BBC Documentary Claims Pope Palpatine Helped Cover Up Abuse by Priests

The Church denies all of this, of course.

Nice, huh? It looks like the problems go right to the top, and aren’t merely limited to a few “bad apples.”

I am no defender of the Catholic church, but this story sounds like a beat up to me…tabloid journalism at its very worst.

Can’t they get some disinterested party to ‘interpret’ the document rather than a disgruntled ex-canonical lawyer?

:dubious:

Ah, Panorama, the programme that accused about five Premiership football managers of taking bungs without a shred of convincing evidence a few weeks ago. The matter’s now in the hands of the lawyers.

More quality journalism from the BBC, I see. Asking an ex-canon solicitor with an overt agenda to interpret the document. How very impartial :rolleyes:

Didn’t see the docu so can’t comment on it but it wouldn’t surprise me at all.

If the Arch-Bishop of Ireland (the main man in the country) can be involved in keeping things quiet and moving problem priests around parishes then I can see the problem going even higher.

I’m no defender of the RCC either - in fact I’ve ripped it several times on the SDMB. Furthermore, there’s no doubt at all that the RCC has conspired to hide sex fiends.

But this story in particular… it just sounds phony. For one thing, the connection between “Crimen Sollicitiatonis” and kiddie-banging in churches is not some new revelation; this has been a mild controversy for years, and the general consensus is that the document doesn’t quite say what Doyle says it does.

Roll your eyes all you want but who do you suggest conducts the interpretation. Surely not a member of the organisation that stands accused of covering up sexual abuse? That wouldn’t be very impartial either.
It’s not as if the Catholic Church has an unblemished history regarding sex abuse allegations- and convictions.
For more background information here’s the Panorama site about the programme

This is a salient point. Several of the victim support groups in the U.S. have latched onto Crimen Sollicitiatonis as some sort of official “hide the truth and punish the victim” document to be imposed on anyone accusing any priest of a crime. Yet, with all the media outlets in the U.S. that were clamoring for a good story and with several lawsuits filed in which it was submitted as evidence, neither the media nor the courts have come to the conclusion that Crimen Sollicitiatonis means what the the victim groups (or Panorama) claim.

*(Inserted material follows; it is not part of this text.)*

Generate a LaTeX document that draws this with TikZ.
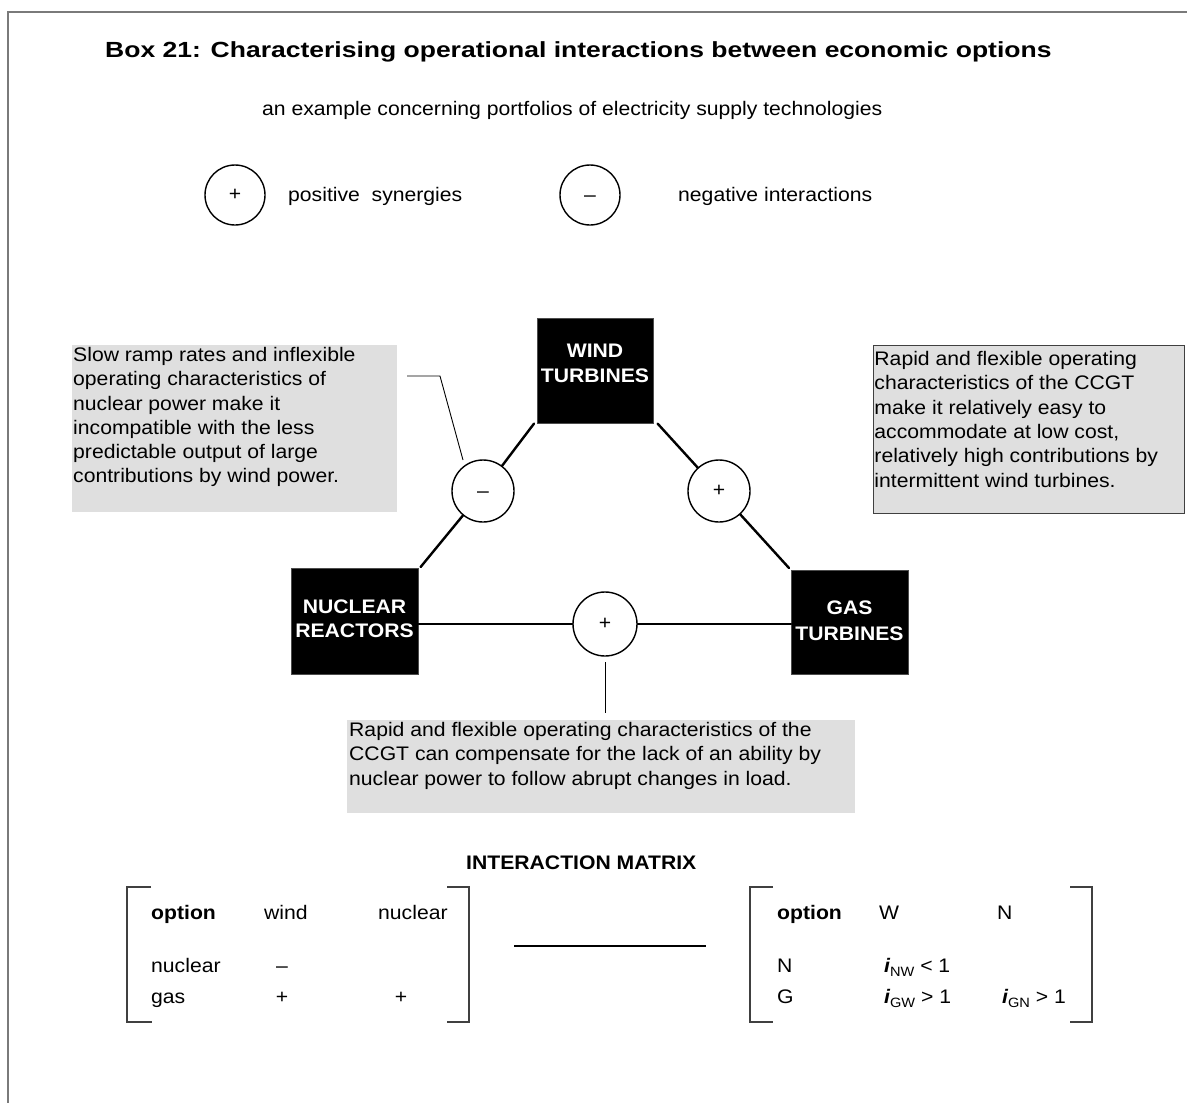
\documentclass[tikz,border=0pt]{standalone}
\usepackage{fontspec}
\setmainfont{Liberation Sans}[FakeStretch=1.08]
\newfontfamily\titlefont{Liberation Sans}[FakeStretch=1.21]
\definecolor{notegray}{HTML}{DFDFDF}
\definecolor{framegray}{HTML}{7A7A7A}
\definecolor{edgegray}{HTML}{404040}
\newcommand{\bodyfont}{\fontsize{19.6}{24.3}\selectfont}
\newcommand{\ival}[2]{{\bfseries\itshape i}\raisebox{-4pt}{\fontsize{13.5}{13.5}\selectfont #1}~#2}
\newcommand{\minussign}{\raisebox{-6pt}[0pt][0pt]{--}}
\begin{document}
\begin{tikzpicture}[x=1pt,y=-1pt,
  txt/.style={inner sep=0pt, font=\bodyfont},
  bold/.style={inner sep=0pt, font=\bodyfont\bfseries},
  techbox/.style={fill=black, draw=black!70, line width=0.6pt, inner sep=0pt, anchor=north west},
  techtxt/.style={inner sep=0pt, text=white, font=\bodyfont\bfseries, anchor=base},
  sign/.style={circle, draw=black, line width=1.4pt, fill=white, inner sep=0pt, font=\bodyfont},
  link/.style={line width=2.4pt, line cap=round},
  leader/.style={line width=0.9pt},
  note/.style={fill=notegray, inner sep=0pt, anchor=north west},
  brk/.style={draw=edgegray, line width=1.4pt},
]
\useasboundingbox (0,0) rectangle (1187,1103);

% frame of the box
\draw[framegray, line width=2pt] (8,1103) -- (8,12) -- (1187,12);

% headings
\node[inner sep=0pt, anchor=base west, font=\titlefont\fontsize{21.9}{26}\selectfont\bfseries] (title) at (105,57)
  {Box 21: Characterising operational interactions between economic options};
\node[txt, anchor=base west] (subtitle) at (262,115)
  {an example concerning portfolios of electricity supply technologies};

% legend
\node[sign, minimum size=60pt] (legplus) at (235,195) {+};
\node[txt, anchor=base west] (legplustxt) at (288,201) {positive\ \ synergies};
\node[sign, minimum size=60pt] (legminus) at (590,195) {\minussign};
\node[txt, anchor=base west] (legminustxt) at (678,201) {negative interactions};

% technologies
\node[techbox, minimum width=116pt, minimum height=105pt] (wind) at (537,318) {};
\node[techtxt] (windA) at (595,357) {WIND};
\node[techtxt] (windB) at (595,382) {TURBINES};
\node[techbox, minimum width=127pt, minimum height=106pt] (nuc) at (291,568) {};
\node[techtxt] (nucA) at (354.5,613) {NUCLEAR};
\node[techtxt] (nucB) at (354.5,637) {REACTORS};
\node[techbox, minimum width=117pt, minimum height=104pt] (gas) at (791,570) {};
\node[techtxt] (gasA) at (849.5,614) {GAS};
\node[techtxt] (gasB) at (849.5,640) {TURBINES};

% interactions
\node[sign, minimum size=62pt] (wn) at (483,491) {\minussign};
\node[sign, minimum size=62pt] (wg) at (719,491) {+};
\node[sign, minimum size=64pt] (ng) at (605,624) {+};

\draw[link] ([xshift=-3pt]wind.south west) -- (wn);
\draw[link] (wn) -- ([xshift=2pt,yshift=1pt]nuc.north east);
\draw[link] ([xshift=4pt]wind.south east) -- (wg);
\draw[link] (wg) -- ([xshift=-2pt,yshift=2pt]gas.north west);
\draw[link] (nuc.east |- ng.west) -- (ng.west);
\draw[link] (ng.east) -- (gas.west |- ng.east);

% explanatory notes
\node[note] (notewn) at (72,345) {\parbox[t][167pt][t]{325pt}{\bodyfont\raggedright\vspace*{2pt}\leftskip=1pt
  Slow ramp rates and inflexible\\
  operating characteristics of\\
  nuclear power make it\\
  incompatible with the less\\
  predictable output of large\\
  contributions by wind power.}};
\node[note, draw=edgegray, line width=0.9pt] (notewg) at (873,345) {\parbox[t][168pt][t]{311pt}{\bodyfont\raggedright\vspace*{6pt}\leftskip=1pt
  Rapid and flexible operating\\
  characteristics of the CCGT\\
  make it relatively easy to\\
  accommodate at low cost,\\
  relatively high contributions by\\
  intermittent wind turbines.}};
\node[note] (noteng) at (347,720) {\parbox[t][93pt][t]{508pt}{\bodyfont\raggedright\vspace*{2pt}\leftskip=2pt
  Rapid and flexible operating characteristics of the\\
  CCGT can compensate for the lack of an ability by\\
  nuclear power to follow abrupt changes in load.}};

% leader lines
\coordinate (l1) at (407,376);
\coordinate (l2) at (440,376);
\coordinate (l3) at (463,460);
\draw[leader] (l1) -- (l2) -- (l3);
\coordinate (b1) at (605,662);
\coordinate (b2) at (605,713);
\draw[leader] (b1) -- (b2);

% interaction matrix
\node[bold, anchor=base west] (mtitle) at (466,869) {INTERACTION MATRIX};

\draw[brk] (151,887) -- (127,887) -- (127,1022) -- (152,1022);
\draw[brk] (447,887) -- (469,887) -- (469,1022) -- (447,1022);
\node[bold, anchor=base west] (lopt) at (151,919) {option};
\node[txt, anchor=base west] (lwind) at (264,919) {wind};
\node[txt, anchor=base west] (lnuc) at (378,919) {nuclear};
\node[txt, anchor=base west] (lrn) at (151,972) {nuclear};
\node[txt, anchor=base west] (lrg) at (151,1003) {gas};
\node[txt, anchor=base] (lnw) at (282,972) {--};
\node[txt, anchor=base] (lgw) at (282,1003) {+};
\node[txt, anchor=base] (lgn) at (401,1003) {+};

\coordinate (m1) at (514,946);
\coordinate (m2) at (706,946);
\draw[line width=1.8pt] (m1) -- (m2);

\draw[brk] (773,887) -- (750,887) -- (750,1022) -- (773,1022);
\draw[brk] (1070,887) -- (1092,887) -- (1092,1022) -- (1070,1022);
\node[bold, anchor=base west] (ropt) at (777,919) {option};
\node[txt, anchor=base west] (rw) at (879,919) {W};
\node[txt, anchor=base west] (rn) at (997,919) {N};
\node[txt, anchor=base west] (rrn) at (777,972) {N};
\node[txt, anchor=base west] (rrg) at (777,1003) {G};
\node[txt, anchor=base west] (inw) at (884,972) {\ival{NW}{< 1}};
\node[txt, anchor=base west] (igw) at (884,1003) {\ival{GW}{> 1}};
\node[txt, anchor=base west] (ign) at (1002,1003) {\ival{GN}{> 1}};
\end{tikzpicture}
\end{document}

It was a document written explicitly to deal with priests who had used the confessional to solicit sex. Given the whole nature of the Seal of Confession, (in which the accused priest would have actually been prevented from testifying on his own behalf) and the nature of society and the church in 1962, it was an attempt to ensure that priests who violated their role as confessor were punished while protecting them from false accusations.

There are aspects of the document that I hope have been modified, but it was never written with the intention of protecting guilty priests or harming innocent victims. I don’t have the direct citation for the current policies, but the 1962 document was superseded by the newly reformulated Canon Law of 1983.

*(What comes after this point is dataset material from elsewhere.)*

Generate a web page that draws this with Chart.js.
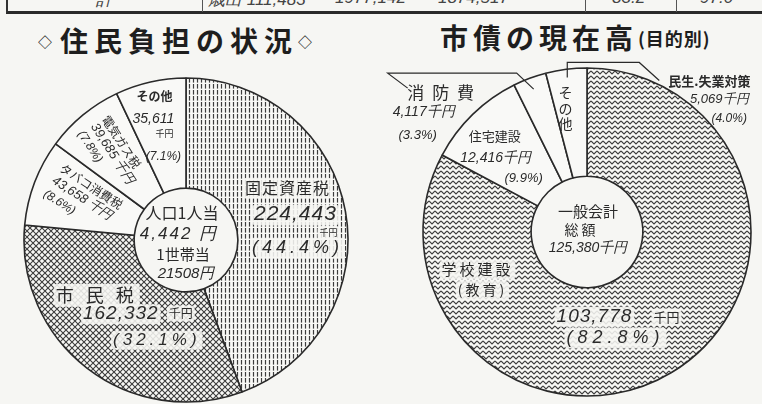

Much has been made of the order to send information on the accusations to the Vatican, but the flip side of that is that, as the recipient, Ratzinger read every single one of them, told associates that the church had a serious problem, and made no effort to interfere with any civil or criminal proceedings in the countries where they occurred. When the scandal first began to get wide media attention over Law’s handling of Geoghan, Cardinal Ratzinger made an observation, widely repeated to this day, that it appeared to be simply an attack upon the church. His statement, however,
was made before he had begun reviewing the reports that he has been criticized for having sent to the Vatican,
was made in the context of the fact that the U.S. bishops had imposed ever tighter rules to protect victims and prosecute priests in 1989 and 1993 and before it became clear that Law had violated those statements from the USCCB.*

  • (Of the 270+ diocese in the U.S., the overwhelming majority of them actually did implement new rules set out in 1989 and 1993. It was the fact that news reports of abusive priests from those diocese continued to be reported in accord with the USCCB declarations that led a number of people–I suspect that would include Cardinal Ratzinger-- to believe that the new round of accusations were overplayed. It was only after the situations in Boston, St. Louis, and California (L.A.?) were exposed that it became clear that several diocese had, in fact, ignored the USCCB statements.)